Итак, в королевстве Теодориха Империя сохранила свои позиции, продолжая управлять этим государством извне, из Константинополя. Благодаря своим неизменно привлекательным идеалам, Империи удалось сохранить свою власть в Италии, которая была и ее исходным пунктом, и ее центром. Римляне, и в первую очередь многочисленная римская аристократия, по-прежнему ощущали себя членами огромной римской мировой империи. Так, в 469 году Папа Анастасий II, приветствуя императора, назвал его «самым милосердным и самым христианским монархом, которому Бог передал как Своему представителю власть на земле». Пожалуй, нет никаких сомнений в том, что эти знатные римляне, всемерно гордясь своим прошлым и сохраняя патриотические надежды на будущее, относились к любому проявлению власти варваров крайне отрицательно. И, пожалуй, большинство из них — кто в меньшей, кто в большей степени были сторонниками императорской власти, сердца и души которых были устремлены к Византии. А при императорском дворе не было никакой другой более высокой цели, чем попытка вернуть себе находившиеся под властью германцев западные провинции и тем самым возродить прежнюю Римскую империю в ее первоначальном виде.
На этом совершенно естественном и понятном двойном стремлении римлян на Восток и на Запад, в основе которого лежали национальные римские интересы и осознание необходимости исторического развития Империи, таилась серьезная опасность и для самого Теодориха, и для его королевства. Поэтому он должен был обратить самое пристальное внимание на лояльность своих, итальянских, римлян и добиться подтверждения императором дарованного ему самостоятельного правления. В наихудшем случае ему пришлось бы рассчитывать только на преданных ему остготов.
Теодорих верил, что итальянские римляне относятся к нему вполне лояльно, поскольку он полностью сохранил все государственные учреждения Империи, все общественные и частные формы римской жизни и формировал из своих остготов только оборонительные отряды, предназначенные для борьбы с враждебными варварскими племенами. Вся система римского государственного управления не подверглась почти никаким изменениям, и, как и прежде, должности чиновников государственных учреждений и местных советов отдавались только римлянам.
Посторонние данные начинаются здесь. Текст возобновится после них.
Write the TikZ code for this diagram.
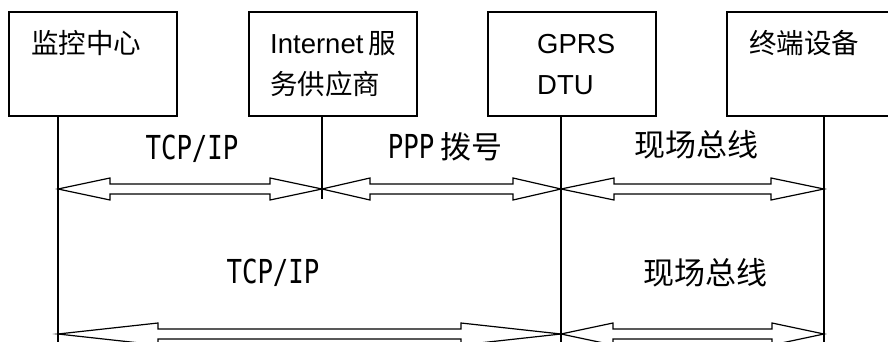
\documentclass[tikz,border=0pt]{standalone}
\usepackage{fontspec}
\setmainfont{Liberation Sans}
\newfontfamily\zh{Noto Sans CJK SC}
\newfontfamily\zhmono[FakeStretch=0.78]{DejaVu Sans Mono}
\usetikzlibrary{positioning,calc}

% block arrow with two heads: left end, right end, head length
\newcommand{\dualarrow}[3]{%
  \draw[blockarr] (#1) -- ($(#1)+(#3,-11)$) -- ($(#1)+(#3,-5)$) -- ($(#2)+(-#3,-5)$) -- ($(#2)+(-#3,-11)$) -- (#2)
    -- ($(#2)+(-#3,11)$) -- ($(#2)+(-#3,5)$) -- ($(#1)+(#3,5)$) -- ($(#1)+(#3,11)$) -- cycle;}

\tikzset{
  box/.style={draw, line width=1.4pt, minimum width=168pt, minimum height=104pt, inner sep=0pt, outer sep=0pt},
  boxtxt/.style={anchor=base west, inner sep=0pt, font=\fontsize{27.5pt}{27.5pt}\selectfont},
  lbl/.style={anchor=base, inner sep=0pt},
  wire/.style={line width=1.4pt},
  blockarr/.style={draw, fill=white, line width=1.2pt, line join=miter}
}

\begin{document}
\begin{tikzpicture}[x=1pt,y=1pt,yscale=-1]
\useasboundingbox (0,0) rectangle (888,342);
\clip (0,0) rectangle (888,342);

%Shape: boxes
\node[box] (ctr) at (93,64) {};
\node[box, right=72pt of ctr] (isp) {};
\node[box, right=71pt of isp] (dtu) {};
\node[box, right=71pt of dtu] (dev) {};

% Text Node
\node[boxtxt] (ctrT) at ($(ctr.north west)+(22,42)$) {\zh 监控中心};
% Text Node
\node[boxtxt] (ispT) at ($(isp.north west)+(21,42)$) {Internet\hspace{5pt}{\zh 服}};
\node[boxtxt] (ispU) at ($(isp.north west)+(21,83)$) {\zh 务供应商};
% Text Node
\node[boxtxt] (dtuT) at ($(dtu.north west)+(49,42)$) {GPRS};
\node[boxtxt] (dtuU) at ($(dtu.north west)+(49,83)$) {DTU};
% Text Node
\node[boxtxt] (devT) at ($(dev.north west)+(22,42)$) {\zh 终端设备};

%Straight Lines: drops from the boxes
\coordinate (ctrL) at ($(ctr.south west)+(49,0)$);
\coordinate (ispL) at ($(isp.south west)+(73,0)$);
\coordinate (dtuL) at ($(dtu.south west)+(73,0)$);
\coordinate (devL) at ($(dev.south west)+(97,0)$);
\coordinate (ctrE) at ($(ctrL)+(0,240)$);
\coordinate (ispE) at ($(ispL)+(0,83)$);
\coordinate (dtuE) at ($(dtuL)+(0,240)$);
\coordinate (devE) at ($(devL)+(0,240)$);

% arrow ends, upper and lower row
\coordinate (r1a) at ($(ctrL)+(0,73)$);
\coordinate (r1b) at ($(ispL)+(0,73)$);
\coordinate (r1c) at ($(dtuL)+(0,73)$);
\coordinate (r1d) at ($(devL)+(0,73)$);
\coordinate (r2a) at ($(ctrL)+(0,218)$);
\coordinate (r2c) at ($(dtuL)+(0,218)$);
\coordinate (r2d) at ($(devL)+(0,218)$);

%Block arrows
\dualarrow{r1a}{r1b}{52}
\dualarrow{r1b}{r1c}{48}
\dualarrow{r1c}{r1d}{53}
\dualarrow{r2a}{r2c}{100}
\dualarrow{r2c}{r2d}{52}

\draw[wire] (ctrL) -- (ctrE);
\draw[wire] (ispL) -- (ispE);
\draw[wire] (dtuL) -- (dtuE);
\draw[wire] (devL) -- (devE);

% Text Node
\node[lbl] (tcp1) at (192,159) {\zhmono\fontsize{33pt}{33pt}\selectfont TCP/IP};
\node[lbl] (ppp) at (445,158) {{\zhmono\fontsize{33pt}{33pt}\selectfont PPP}\hspace{6pt}{\zh\fontsize{31pt}{31pt}\selectfont 拨号}};
\node[lbl] (bus1) at (696,157) {\zh\fontsize{31pt}{31pt}\selectfont 现场总线};
% Text Node
\node[lbl] (tcp2) at (273,283) {\zhmono\fontsize{33pt}{33pt}\selectfont TCP/IP};
\node[lbl] (bus2) at (705,284) {\zh\fontsize{31pt}{31pt}\selectfont 现场总线};

\end{tikzpicture}
\end{document}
Правда, было одно исключение из этого правила — сам Теодорих, поскольку он не только раздавал должности, но и занимал наивысший юридический и административный пост; однако формально он был всего лишь наместником императора.
«Римским цивильным» слоям общества нового государства противостояли «вооруженные готы». Управление страной принадлежало римлянам, ее вооруженная защита — готам. Ни один гот не допускался ни в местный совет, ни в государственное учреждение. Тем не менее все готы подчинялись римским законам, если не считать семейных и личных правовых отношений, которые были отданы под юрисдикцию готского права. Из сказанного вовсе не следует, что готов судили римские судьи. Напротив — ни один гот не предстал перед римским судом. Их судил, так как они были солдатами, готский военный трибунал, причем были отмечены многочисленные случаи злоупотребления готскими военными судьями своим служебным положением. И данный судебный орган лучше всего свидетельствует о том, что «готы действительно были хозяевами». В областях, высокий процент населения которых составляли остготы, последние жили на участках земли, принадлежавших римлянам, вперемешку с ними. Но готы всегда дистанцировались от римлян благодаря своему национальному судопроизводству, занимавшемуся семейными и личными делами, благодаря своей арианской религии, своим обычаям и своему языку. У них не было с римлянами общего гражданского права. Ни один гот не мог вступить в брак с римлянкой. Словом, готы оставались чужеземцами для римлян, иностранцами, подчинявшимися римским законам. Как мы видим, это была не совместная жизнь, а сосуществование двух отдельных, несравнимых в культурном отношении элементов. Подобная общественная структура, конечно же, являлась искусственным образованием, и власть, которая ее создала, должна была прикладывать постоянные усилия, чтобы ее сохранить. Эту структуру никак нельзя назвать жизнеспособным организмом, который способен развиваться естественным образом.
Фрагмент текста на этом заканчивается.